In the case, a former employee filed a legal malpractice lawsuit against her attorney and the attorney's firm, alleging mishandling of arbitration proceedings following her termination from an insurance company. The plaintiff, a union member, was terminated for alleged misconduct, prompting the union to file a grievance and seek arbitration. The attorney advised her to withdraw from arbitration under misleading circumstances, resulting in her losing arbitration rights and pension benefits. The lawsuit included claims of legal malpractice, intentional misrepresentation, and breach of fiduciary duty against the attorney, and respondeat superior liability against the firm. The defendants removed the case to federal court, citing immunity under Section 301(b) of the Labor Management Relations Act (LMRA), which protects individuals acting on behalf of labor organizations from personal liability. The District Court dismissed the case on these grounds, and the Court of Appeals affirmed the decision. The court concluded that the malpractice suit was barred by LMRA's immunity provisions, emphasizing that attorneys representing union members do not establish a typical attorney-client relationship but act as union representatives, thereby protecting them from malpractice claims related to collective bargaining agreements. The decision underscores policy considerations against imposing malpractice liability on union attorneys, which could deter effective representation.

Legal Issues Addressed

Attorney-Client Relationship in Union Representation

Application: Union attorneys do not form a typical attorney-client relationship with individual members but act in roles typically held by union representatives, which grants them immunity from malpractice claims.

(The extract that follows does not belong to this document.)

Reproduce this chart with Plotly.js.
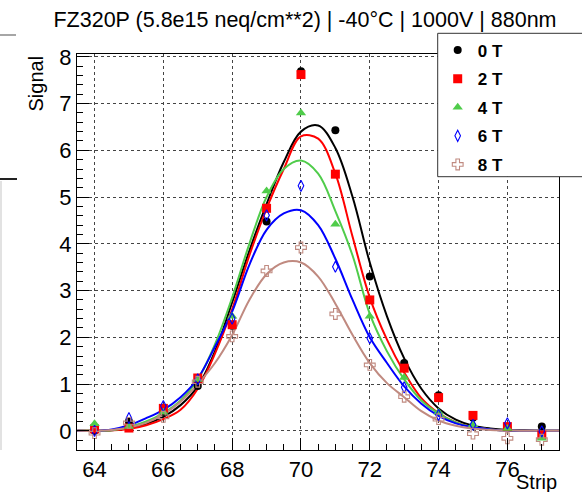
<!DOCTYPE html>
<html>
<head>
<meta charset="utf-8">
<script src="https://cdn.plot.ly/plotly-3.0.1.min.js"></script>
<style>html,body{margin:0;padding:0;background:#fff;}#chart{width:582px;height:492px;}</style>
</head>
<body>
<div id="chart"></div>
<script>
// Measured points (strip number vs signal)
const strips = [64, 65, 66, 67, 68, 69, 70, 71, 72, 73, 74, 75, 76, 77];
const sig0T = [0.00, 0.20, 0.41, 0.96, 2.25, 4.48, 7.69, 6.43, 3.30, 1.45, 0.76, 0.28, 0.08, 0.09];
const sig2T = [0.04, 0.06, 0.48, 1.13, 2.27, 4.76, 7.62, 5.49, 2.80, 1.34, 0.71, 0.33, 0.09, -0.09];
const sig4T = [0.15, 0.09, 0.40, 1.10, 2.45, 5.13, 6.80, 4.42, 2.45, 1.14, 0.40, 0.13, 0.05, -0.16];
const sig6T = [0.00, 0.27, 0.53, 1.10, 2.40, 4.61, 5.24, 3.51, 1.98, 0.93, 0.34, 0.13, 0.16, -0.01];
const sig8T = [-0.05, 0.17, 0.30, 1.05, 2.02, 3.42, 3.92, 2.50, 1.41, 0.73, 0.25, -0.06, -0.16, -0.19];

// Fit curves
const fitX = [63.5, 64, 64.5, 65, 65.5, 66, 66.5, 67, 67.5, 68, 68.5, 69, 69.5, 70, 70.5, 71, 71.5, 72, 72.5, 73, 73.5, 74, 74.5, 75, 75.5, 76, 76.5, 77, 77.5];
const fit0T = [0, 0, 0.01, 0.06, 0.15, 0.30, 0.55, 0.95, 1.70, 2.75, 3.85, 4.85, 5.75, 6.40, 6.53, 6.05, 5.00, 3.60, 2.45, 1.55, 0.90, 0.48, 0.24, 0.11, 0.05, 0.02, 0.01, 0, 0];
const fit2T = [0, 0, 0.01, 0.04, 0.12, 0.25, 0.45, 0.90, 1.65, 2.60, 3.75, 4.75, 5.60, 6.30, 6.25, 5.50, 4.15, 2.85, 1.95, 1.25, 0.70, 0.38, 0.18, 0.08, 0.03, 0.01, 0, 0, 0];
const fit4T = [0, 0, 0.01, 0.08, 0.20, 0.38, 0.65, 1.10, 1.85, 2.85, 4.00, 5.00, 5.60, 5.78, 5.50, 4.70, 3.75, 2.50, 1.70, 1.10, 0.65, 0.37, 0.18, 0.08, 0.03, 0.01, 0, 0, 0];
const fit6T = [0, 0, 0.03, 0.12, 0.27, 0.45, 0.72, 1.12, 1.80, 2.55, 3.55, 4.30, 4.65, 4.72, 4.40, 3.68, 2.80, 2.00, 1.45, 0.95, 0.58, 0.32, 0.16, 0.08, 0.03, 0.01, 0, 0, 0];
const fit8T = [0, 0, 0.02, 0.07, 0.17, 0.35, 0.62, 1.00, 1.45, 2.05, 2.80, 3.35, 3.60, 3.60, 3.30, 2.72, 2.05, 1.45, 1.02, 0.72, 0.42, 0.22, 0.11, 0.05, 0.02, 0.01, 0, 0, 0];

const seriesNames = ['0 T', '2 T', '4 T', '6 T', '8 T'];
const pointSets = [sig0T, sig2T, sig4T, sig6T, sig8T];
const fitSets = [fit0T, fit2T, fit4T, fit6T, fit8T];
const colors = ['#000000', '#ff0000', '#4fcc4a', '#0000ff', '#c08a80'];
const symbols = ['circle', 'square', 'triangle-up', 'diamond-tall-open', 'cross-open'];
const sizes = [8, 9, 9, 8, 9];

const FONT = 'Liberation Sans, Arial, Helvetica, sans-serif';
const traces = [];
fitSets.forEach((f, i) => {
  traces.push({
    x: fitX, y: f, mode: 'lines', type: 'scatter', showlegend: false,
    line: {color: colors[i], width: 2, shape: 'spline', smoothing: 1},
    hoverinfo: 'skip'
  });
});
pointSets.forEach((p, i) => {
  traces.push({
    x: strips, y: p, mode: 'markers', type: 'scatter', name: seriesNames[i],
    legendgroup: 'g' + i,
    marker: {color: colors[i], symbol: symbols[i], size: sizes[i], line: {color: colors[i], width: (i >= 3 ? 1.1 : 0)}}
  });
});

// plot area: x 77..559, y 54..450
const L = 77, R = 559, T = 54, B = 450;
const px = v => (v - L) / (R - L);
const py = v => (B - v) / (B - T);

const layout = {
  width: 582, height: 492,
  margin: {l: L, r: 582 - R, t: T, b: 492 - B, autoexpand: false},
  paper_bgcolor: '#fff', plot_bgcolor: '#fff',
  font: {family: FONT, color: '#000'},
  title: {text: 'FZ320P (5.8e15 neq/cm**2) | -40°C | 1000V | 880nm', font: {family: FONT, size: 21.5, color: '#000'},
          x: px(305), xref: 'paper', xanchor: 'center', y: 1 - 19 / 492, yanchor: 'middle'},
  xaxis: {
    range: [63.49, 77.5], dtick: 2, tick0: 64,
    ticks: 'inside', ticklen: 12, tickwidth: 1, tickcolor: '#000',
    minor: {dtick: 0.5, ticks: 'inside', ticklen: 6, tickcolor: '#000', showgrid: false},
    showgrid: true, gridcolor: '#444', griddash: 'dot', gridwidth: 1,
    zeroline: false, showline: true, linecolor: '#000', linewidth: 1, mirror: true,
    tickfont: {family: FONT, size: 22, color: '#000'}
  },
  yaxis: {
    range: [-0.41, 8.06], dtick: 1, tick0: 0,
    ticks: 'inside', ticklen: 12, tickwidth: 1, tickcolor: '#000',
    minor: {dtick: 0.2, ticks: 'inside', ticklen: 6, tickcolor: '#000', showgrid: false},
    showgrid: true, gridcolor: '#444', griddash: 'dot', gridwidth: 1,
    zeroline: false, showline: true, linecolor: '#000', linewidth: 1, mirror: true,
    tickfont: {family: FONT, size: 22, color: '#000'}
  },
  legend: {
    x: px(437.7), y: py(32.5), xanchor: 'left', yanchor: 'top',
    bgcolor: 'rgba(0,0,0,0)', borderwidth: 0,
    font: {family: FONT, size: 17, color: '#000', weight: 700},
    tracegroupgap: 3.5, itemclick: false, itemdoubleclick: false
  },
  annotations: [
    {text: 'Signal', xref: 'paper', yref: 'paper', x: px(35), y: py(83.5), xanchor: 'center', yanchor: 'middle',
     textangle: -90, showarrow: false, font: {family: FONT, size: 20, color: '#000'}},
    {text: 'Strip', xref: 'paper', yref: 'paper', x: 1, y: py(482), xanchor: 'right', yanchor: 'middle',
     showarrow: false, font: {family: FONT, size: 20, color: '#000'}}
  ],
  shapes: [
    {type: 'rect', layer: 'above', xref: 'paper', yref: 'paper', x0: px(437.7), x1: px(600), y0: py(33.3), y1: py(176.7),
     fillcolor: '#fff', line: {color: '#333', width: 1}},
    {type: 'line', xref: 'paper', yref: 'paper', x0: px(0), x1: px(16), y0: py(35), y1: py(35), line: {color: '#888', width: 1.5}},
    {type: 'line', xref: 'paper', yref: 'paper', x0: px(0), x1: px(17), y0: py(179), y1: py(179), line: {color: '#222', width: 2}},
    {type: 'line', xref: 'paper', yref: 'paper', x0: px(1), x1: px(1), y0: py(181), y1: py(450), line: {color: '#e2e2e2', width: 2}}
  ]
};

Plotly.newPlot('chart', traces, layout, {displayModeBar: false, staticPlot: true});
</script>
</body>
</html>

Reasoning: The Ninth Circuit, in Peterson, emphasized that attorneys provided by the union do not form a typical attorney-client relationship with the member; instead, they perform roles typically held by union representatives.

Duty of Care in Union Attorney Representation

Application: Even if a lawyer owes a duty of care to third parties under state law, this does not negate the immunity provided by Section 301(b) for actions related to collective bargaining.

Reasoning: Carino cites New Jersey law suggesting that a lawyer may owe a duty of care to third parties who rely on their legal services. While this may be accurate, it does not affect the immunity he holds as an attorney acting on behalf of the Union.

Immunity Under Labor Management Relations Act Section 301(b)

Application: Attorneys representing union members in arbitration are immune from malpractice suits under Section 301(b) as it bars claims against individual union members and officers for actions taken on behalf of the union.

Reasoning: The appeal involves a novel question regarding whether an attorney representing a union member in arbitration can be sued for malpractice. The court concludes that such a suit is barred by the LMRA, specifically Section 301(b), which states that judgments against labor organizations are enforceable only against the organization itself and not against individual members.

Policy Considerations Against Malpractice Liability for Union Attorneys

Application: Malpractice claims against union attorneys could expose them to liability for union decisions and create inconsistency with the higher standard required for union liability, thus deterring quality representation.

Reasoning: Several policy considerations discourage imposing malpractice liability on union attorneys representing union members in labor grievances under collective bargaining agreements.